Profondo Rosso
di Dario Argento
Tornato nelle sale in versione restaurata in 4K, ho potuto vedere per la prima volta al cinema uno dei più grandi e iconici film di Dario Argento, Profondo Rosso. Anno 1975.
La trama vede come protagonista Mark Daly (David Hemmings), un pianista jazz inglese, che mentre si trova in una piazza insieme a un suo amico, volgendo lo sguardo alla facciata del palazzo in cui abita, assiste all'omicidio di una donna che viene massacrata da qualcuno che le spinge la testa contro il vetro della finestra dalla quale stava chiedendo aiuto. La vittima è una medium che poche ore prima, durante una conferenza sul paranormale, aveva percepito tra gli spettatori in sala la presenza di un assassino. Mark si precipita all’interno dell’abitazione dove trova il corpo senza vita della donna dopo aver percorso un lungo corridoio pieno di quadri in cui vi sono raffigurati dei macabri volti (uno dei quali colpisce particolarmente la sua attenzione senza conoscerne il motivo). Insieme alla polizia giunge sul posto anche Gianna Brezzi (Daria Nicolodi), una frizzante e ambiziosa giornalista con la quale Mark stringe amizia. I due decidono di indagare per conto loro su chi sia il misterioso assassino che continua a compiere efferrati omicidi sulle note di un’infantile e terribile nenia.

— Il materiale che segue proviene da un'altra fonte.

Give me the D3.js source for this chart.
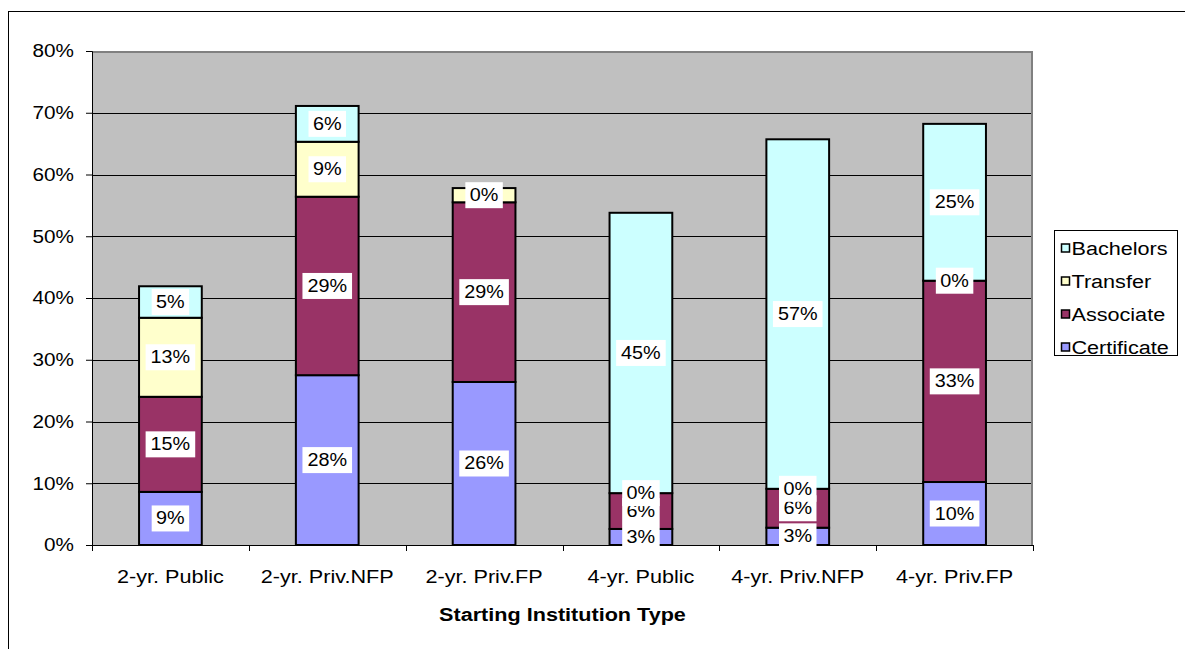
<!DOCTYPE html>
<html>
<head>
<meta charset="utf-8">
<script src="https://cdn.jsdelivr.net/npm/d3@7"></script>
<style>
  body { margin: 0; background: #fff; }
  svg { display: block; font-family: Arial, "Liberation Sans", sans-serif; }
</style>
</head>
<body>
<div id="canvas"></div>
<script>
// chart data (percent)
var categories = ['2-yr. Public', '2-yr. Priv.NFP', '2-yr. Priv.FP', '4-yr. Public', '4-yr. Priv.NFP', '4-yr. Priv.FP'];
var seriesNames = ['Certificate', 'Associate', 'Transfer', 'Bachelors'];
var certificate = [8.6, 27.5, 26.4, 2.6, 2.8, 10.2];
var associate = [15.4, 28.9, 29.1, 5.8, 6.3, 32.6];
var transfer = [12.8, 8.9, 2.3, 0, 0, 0];
var bachelors = [5.1, 5.8, 0, 45.4, 56.6, 25.4];
// data labels as printed on the chart (null = none)
var certificateLabels = ['9%', '28%', '26%', '3%', '3%', '10%'];
var associateLabels = ['15%', '29%', '29%', '6%', '6%', '33%'];
var transferLabels = ['13%', '9%', '0%', '0%', '0%', '0%'];
var bachelorsLabels = ['5%', '6%', null, '45%', '57%', '25%'];
var yTicks = [0, 10, 20, 30, 40, 50, 60, 70, 80];
var colors = ['#9999FF', '#993366', '#FFFFCC', '#CCFFFF'];

var width = 1185, height = 649;
var plot = { left: 92, right: 1033, top: 51, bottom: 545 };
var fontSize = 18;

// the original text is rendered a bit wider than Arial, stretch it
var stretch = function (sel, k) {
  sel.each(function () {
    var len = this.getComputedTextLength();
    d3.select(this)
      .attr('textLength', len * k)
      .attr('lengthAdjust', 'spacingAndGlyphs');
  });
};

var svg = d3.select('#canvas').append('svg')
  .attr('width', width)
  .attr('height', height);

// outer chart border
svg.append('rect')
  .attr('x', 8.5).attr('y', 11.5)
  .attr('width', 1300).attr('height', 800)
  .attr('fill', 'none')
  .attr('stroke', '#000')
  .attr('stroke-width', 1);

var x = d3.scaleBand()
  .domain(categories)
  .range([plot.left, plot.right])
  .paddingInner(0.6)
  .paddingOuter(0.3);

var y = d3.scaleLinear()
  .domain([0, 80])
  .range([plot.bottom, plot.top]);

// plot area
svg.append('rect')
  .attr('x', plot.left).attr('y', plot.top)
  .attr('width', plot.right - plot.left)
  .attr('height', plot.bottom - plot.top)
  .attr('fill', '#C0C0C0');

// gridlines
svg.append('g').selectAll('line')
  .data(yTicks.filter(function (d) { return d > 0 && d < 80; }))
  .enter().append('line')
  .attr('x1', plot.left).attr('x2', plot.right)
  .attr('y1', function (d) { return Math.round(y(d)) + 0.5; })
  .attr('y2', function (d) { return Math.round(y(d)) + 0.5; })
  .attr('stroke', '#000')
  .attr('stroke-width', 1);

// plot area border (top and right)
svg.append('path')
  .attr('d', 'M' + plot.left + ',' + (plot.top + 1) + 'H' + (plot.right - 1) + 'V' + plot.bottom)
  .attr('fill', 'none')
  .attr('stroke', '#808080')
  .attr('stroke-width', 2);

// stacked bars
var table = categories.map(function (c, i) {
  return { cat: c, Certificate: certificate[i], Associate: associate[i], Transfer: transfer[i], Bachelors: bachelors[i] };
});
var labelSets = [certificateLabels, associateLabels, transferLabels, bachelorsLabels];
var stacked = d3.stack().keys(seriesNames)(table);

var layers = svg.append('g').selectAll('g')
  .data(stacked)
  .enter().append('g')
  .attr('fill', function (d, i) { return colors[i]; });

layers.selectAll('rect')
  .data(function (d) { return d.filter(function (p) { return p[1] - p[0] > 0; }); })
  .enter().append('rect')
  .attr('x', function (d) { return x(d.data.cat); })
  .attr('y', function (d) { return y(d[1]); })
  .attr('width', x.bandwidth())
  .attr('height', function (d) { return y(d[0]) - y(d[1]); })
  .attr('stroke', '#000')
  .attr('stroke-width', 2);

// y axis
var yAxis = svg.append('g')
  .attr('transform', 'translate(' + plot.left + ',0)')
  .call(d3.axisLeft(y).tickValues(yTicks).tickSize(6).tickFormat(function (d) { return d + '%'; }));
yAxis.select('.domain').attr('stroke', '#000').attr('stroke-width', 1);
yAxis.selectAll('.tick line').attr('stroke', '#000');
yAxis.selectAll('.tick text')
  .attr('font-size', fontSize)
  .attr('font-family', 'Arial, "Liberation Sans", sans-serif')
  .attr('fill', '#000')
  .attr('x', -18)
  .call(stretch, 1.15);

// x axis
var xAxis = svg.append('g')
  .attr('transform', 'translate(0,' + plot.bottom + ')')
  .call(d3.axisBottom(x).tickSize(0).tickSizeOuter(0));
xAxis.select('.domain').attr('stroke', '#000').attr('stroke-width', 1);
xAxis.selectAll('.tick text')
  .attr('font-size', fontSize)
  .attr('font-family', 'Arial, "Liberation Sans", sans-serif')
  .attr('fill', '#000')
  .attr('y', 25)
  .call(stretch, 1.2);
// category separator ticks
var step = x.step();
svg.append('g').selectAll('line')
  .data(d3.range(categories.length + 1))
  .enter().append('line')
  .attr('x1', function (d) { return Math.round(plot.left + d * step) + 0.5; })
  .attr('x2', function (d) { return Math.round(plot.left + d * step) + 0.5; })
  .attr('y1', plot.bottom)
  .attr('y2', plot.bottom + 6)
  .attr('stroke', '#000');

svg.append('text')
  .attr('x', (plot.left + plot.right) / 2)
  .attr('y', 621)
  .attr('text-anchor', 'middle')
  .attr('font-size', fontSize)
  .attr('font-weight', 'bold')
  .text('Starting Institution Type')
  .call(stretch, 1.2);

// data labels, drawn after all bars so later series sit on top
var labelG = svg.append('g');
stacked.forEach(function (layer, si) {
  layer.forEach(function (p, ci) {
    var txt = labelSets[si][ci];
    if (txt === null) return;
    var cx = x(p.data.cat) + x.bandwidth() / 2;
    var cy = y((p[0] + p[1]) / 2);
    var g = labelG.append('g');
    var t = g.append('text')
      .attr('x', cx).attr('y', cy)
      .attr('text-anchor', 'middle')
      .attr('dominant-baseline', 'central')
      .attr('font-size', fontSize)
      .attr('fill', '#000')
      .text(txt)
      .call(stretch, 1.1);
    var w = t.node().getComputedTextLength() * 1.1;
    g.insert('rect', 'text')
      .attr('x', cx - w / 2 - 3).attr('y', cy - 13)
      .attr('width', w + 6).attr('height', 26)
      .attr('fill', '#fff');
  });
});

// legend
var legend = svg.append('g');
legend.append('rect')
  .attr('x', 1054.5).attr('y', 230.5)
  .attr('width', 123).attr('height', 125)
  .attr('fill', '#fff')
  .attr('stroke', '#000');
var legendOrder = seriesNames.slice().reverse();
var items = legend.selectAll('g.item')
  .data(legendOrder)
  .enter().append('g')
  .attr('class', 'item')
  .attr('transform', function (d, i) { return 'translate(1061,' + (248.5 + i * 33) + ')'; });
items.append('rect')
  .attr('x', 0.5).attr('y', -4.5)
  .attr('width', 8).attr('height', 8)
  .attr('fill', function (d) { return colors[seriesNames.indexOf(d)]; })
  .attr('stroke', '#000')
  .attr('stroke-width', 1.5);
items.append('text')
  .attr('x', 10.5)
  .attr('y', 0)
  .attr('dominant-baseline', 'central')
  .attr('font-size', fontSize)
  .text(function (d) { return d; })
  .call(stretch, 1.2);
</script>
</body>
</html>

Che dire di questo capolavoro dell'orrore e del cinema italiano?! Profondo rosso è un thriller scandito da una sequenza di omicidi che con la loro potenza visiva hanno segnato l'immaginario collettivo di una intera generazione. In questo film c'è molto Mario Bava (il grande ispiratore) ma c'è sopratutto un Dario Argento, qui all'apice della sua forma, che gira un thriller che fa paura come un horror, con delle scene violente per l'epoca disturbanti.
Ambientato in una città inesistente, sospesa e quasi onirica (in realtà il film è stato girato a Roma, Perugia e in gran parte a Torino), Dario Argento con l'aiuto dello scenografo Giuseppe Bassan ha fatto ricostruire il Blue Bar, il locale in cui si svolgono alcune sequenze del film, tale e quale ai Nottambuli, il celebre dipinto di Edward Hopper tanto che le comparse al suo interno sono quasi immobili come se fossero all'interno di un dipinto.
Mettendo da parte i vari omicidi (dall'annegamento nella vasca di acqua bollente all'iconica scena finale in cui la collana dell'assassino si impiglia nell'ascensore), sono tante le scene memorabili e, per l'epoca, particolarmente angoscianti. Mi viene in mente il manichino telecomandato (costruito da Carlo Rambaldi), l'inquietante bambina che uccide le lucertole, la villa abbandonata con il disegno nascosto dietro la parete, l'occhio dell'assassino che si cela nel buio. Un vero e proprio repertorio di tutte le paure inconsce e irrazionali dello spettatore dell'epoca concentrate in un unico film. Un film da incubo come mai si era visto prima.
Ci sarebbero dire tante altre cose ma non posso terminare la mia disanima senza menzionare la ormai mitica colonna sonora. Dario Argento era un appassionato di rock progressive, genere che proprio in quel periodo in Italia aveva raggiunto il suo apice. Non contento del risultato del compositore Giorgio Gaslini (in realtà avrebbe voluto i Deep Purple - da qui parte del titolo - e addirittura i Pink Floyd) Argento decise di affidare la musica al giovane gruppo dei Goblin di Claudio Simonetti che, avendo ricevuto come linee guida il Tubular Bells di Mike Oldfield (quello usato per l'Esorcista di qualche anno prima) confezionarono una delle colonne sonore horror più riuscite di sempre per uno dei film più paurosi del secolo scorso.
Erano i tempi in cui il cinema italiano faceva addirittura scuola.